Things that don't change over a longer time period can be more comfortable sometimes. Especially things you use often and build up a sort of "muscle memory" about.


You ignored first part of that sentence.


"Not changing" has value in its own right.


Yeah, people underestimate the value of “finished” software: in an ecosystem with lots of stable dependencies, there’s very little reason for useful software to change constantly.


Even "finished" software needs maintenance. Nothing is ever bug-free so needs fixes. And it doesn't live in a vacuum, the ecosystem evolves and continuous adjustments are needed when APIs evolve or libraries change.

In well-written software, the maintenance burden is low, but it's not zero. Without any maintenance, you can maybe run some piece of software in some closed-off container for a while, but it will keep rotting away and eventually you won't even be able to compile it anymore.


> Even "finished" software needs maintenance.

What about "GNU Hello", never finished?
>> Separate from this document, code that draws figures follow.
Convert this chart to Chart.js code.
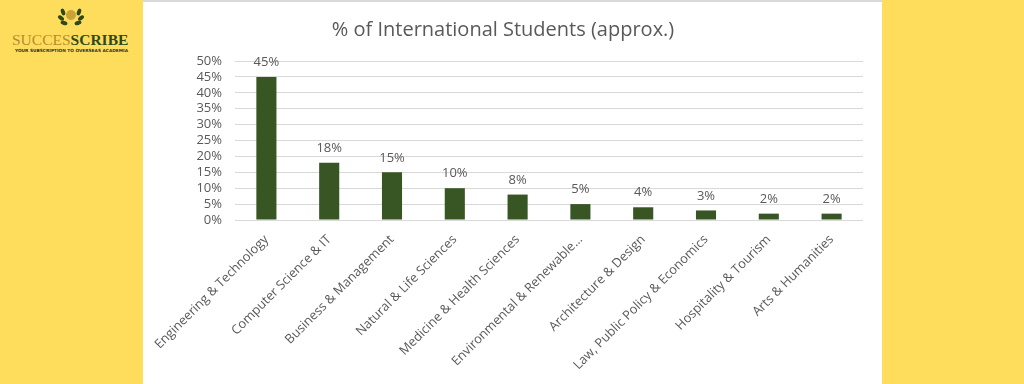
<!DOCTYPE html>
<html><head><meta charset="utf-8">
<script src="https://cdn.jsdelivr.net/npm/chart.js@4"></script>
<style>
html,body{margin:0;padding:0;width:1024px;height:384px;overflow:hidden;background:#FEDD5D;}
#panel{position:absolute;left:143px;top:0;width:739px;height:384px;background:#fff;border-top:2px solid #d9d9d9;box-sizing:border-box;}
#wrap{position:absolute;left:143px;top:0;width:739px;height:384px;}
#logo{position:absolute;left:0;top:0;width:143px;height:60px;}
.brand{position:absolute;left:12px;top:31px;font-family:"Liberation Serif","DejaVu Serif",serif;font-size:15.5px;white-space:nowrap;}
.brand .a{color:#B98A2D;}
.brand .b{color:#2E4A1B;font-weight:bold;}
.tag{position:absolute;left:15px;top:48px;font-family:"DejaVu Sans",sans-serif;font-size:4.3px;color:#333;white-space:nowrap;font-weight:bold;}
</style></head>
<body>
<div id="logo">
<svg style="position:absolute;left:55px;top:6px" width="32" height="24" viewBox="0 0 32 24">
<circle cx="16" cy="9" r="5" fill="#C9A23A"/>
<g fill="#2E4A1B">
<ellipse cx="8" cy="6" rx="2" ry="3.5" transform="rotate(-20 8 6)"/>
<ellipse cx="6" cy="12" rx="2" ry="3.5" transform="rotate(-50 6 12)"/>
<ellipse cx="9" cy="17" rx="2" ry="3.5" transform="rotate(-75 9 17)"/>
<ellipse cx="24" cy="6" rx="2" ry="3.5" transform="rotate(20 24 6)"/>
<ellipse cx="26" cy="12" rx="2" ry="3.5" transform="rotate(50 26 12)"/>
<ellipse cx="23" cy="17" rx="2" ry="3.5" transform="rotate(75 23 17)"/>
</g>
</svg>
<div class="brand"><span class="a">SUCCES</span><span class="b">SCRIBE</span></div>
<div class="tag">YOUR SUBSCRIPTION TO OVERSEAS ACADEMIA</div>
</div>
<div id="panel"></div>
<div id="wrap"><canvas id="c" width="739" height="384"></canvas></div>
<script>
const categories = ["Engineering & Technology","Computer Science & IT","Business & Management","Natural & Life Sciences","Medicine & Health Sciences","Environmental & Renewable…","Architecture & Design","Law, Public Policy & Economics","Hospitality & Tourism","Arts & Humanities"];
const values = [45,18,15,10,8,5,4,3,2,2];
const yTicks = [0,5,10,15,20,25,30,35,40,45,50];
const chartTitle = "% of International Students (approx.)";

const FONT = "'Open Sans', 'Noto Sans', sans-serif";
const GREY = "#595959";

const valueLabels = {
  id:'valueLabels',
  afterDatasetsDraw(chart){
    const ctx = chart.ctx;
    const meta = chart.getDatasetMeta(0);
    ctx.save();
    ctx.font = "13px " + FONT;
    ctx.fillStyle = GREY;
    ctx.textAlign = 'center';
    ctx.textBaseline = 'bottom';
    meta.data.forEach((bar,i)=>{
      ctx.fillText(values[i] + '%', bar.x, bar.y - 8);
    });
    ctx.restore();
  }
};

new Chart(document.getElementById('c'), {
  type:'bar',
  data:{labels:categories, datasets:[{data:values, backgroundColor:'#375623', borderWidth:0, categoryPercentage:1, barPercentage:0.32}]},
  options:{
    responsive:false, animation:false,
    layout:{padding:{left:0,right:19,top:0,bottom:0}},
    plugins:{
      legend:{display:false}, tooltip:{enabled:false},
      title:{display:true, text:chartTitle, color:GREY, font:{family:FONT, size:20, weight:'normal'}, padding:{top:18,bottom:19}}
    },
    scales:{
      y:{
        min:0, max:50,
        afterBuildTicks(axis){ axis.ticks = yTicks.map(v=>({value:v})); },
        afterFit(axis){ axis.width = 92; },
        border:{display:false},
        grid:{color:'#d9d9d9', drawTicks:false, lineWidth:1},
        ticks:{color:GREY, font:{family:FONT, size:13}, padding:13, autoSkip:false, callback:v=>v+'%'}
      },
      x:{
        afterFit(axis){ axis.height = 164; },
        border:{display:false},
        grid:{display:false},
        ticks:{color:GREY, font:{family:FONT, size:12.8}, minRotation:45, maxRotation:45, autoSkip:false, padding:4}
      }
    }
  },
  plugins:[valueLabels]
});
</script>
</body></html>
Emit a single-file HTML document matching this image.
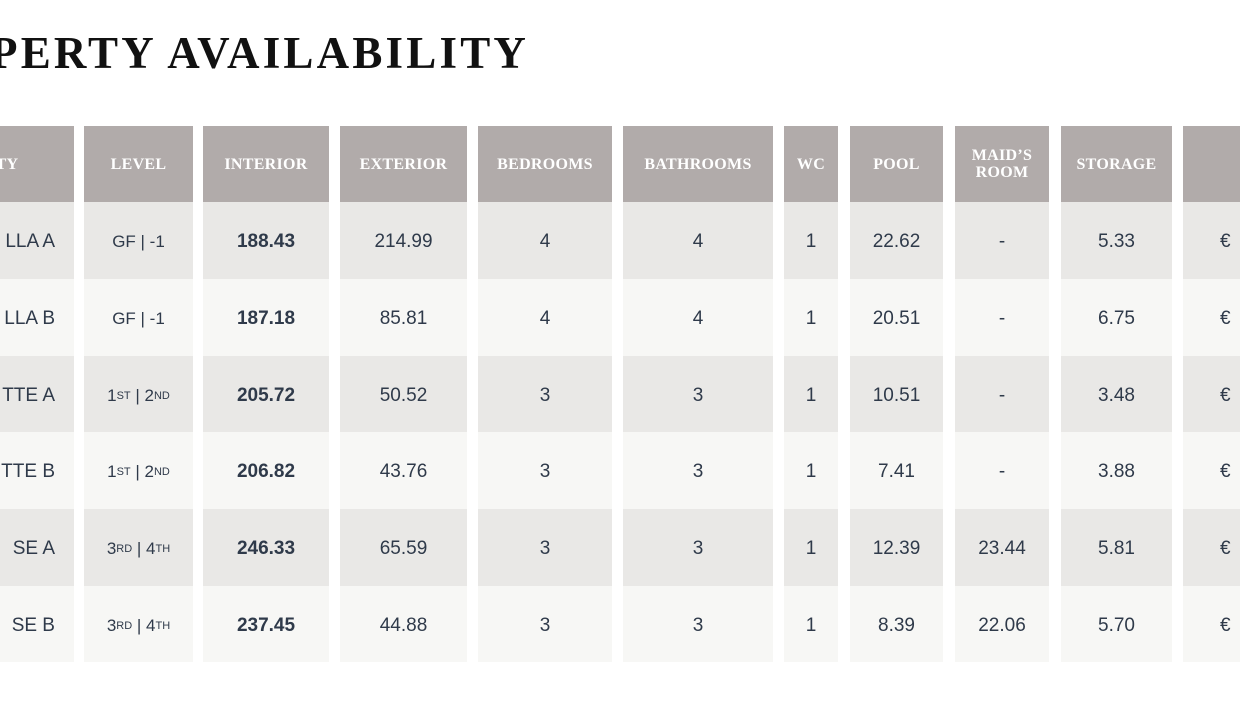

Clearly this isn't true for 100% of all software, so the only thing we can conclude is that it either "depends" and/or is very subjective.

> when APIs evolve or libraries change.

If you live/work inside an ecosystem that favor stability over "evolving APIs", you can actually be able to use libraries that are decades old, that doesn't have any bugs for the stuff they expose and things just work. I mostly experience this in the Clojure ecosystem, but I'm sure it's true for other ecosystems too.


>> What about "GNU Hello", never finished?

Most recently removing an outdated dependency?

> 2024-07-02 18:04:21 -0700 > maint: remove the obsolete gettext module

https://git.savannah.gnu.org/cgit/hello.git/commit/?id=24225...


> be able to use libraries that are decades old, that doesn't have any bugs for the stuff they expose and things just work.

Acknowledging that all software has bugs is the first step to be able to produce high quality.

> I mostly experience this in the Clojure ecosystem, but I'm sure it's true for other ecosystems too.

How many decades exactly has your clojure existed without any bugs?


> Nothing is ever bug-free

Neither is the maintained modern software. If the bugs that there are don't affect you then you don't actually need the fixes.


Does "small burst of activity and dependency updates twice a year" seem inadequate to you? That's the scale of maintenance that the project in question seems to exhibit, which is what we're apparently calling not maintained.


Yes, you definitely don't want to risk closing up all those holes discovered in the last 10 years, lots of people might be left out of your servers.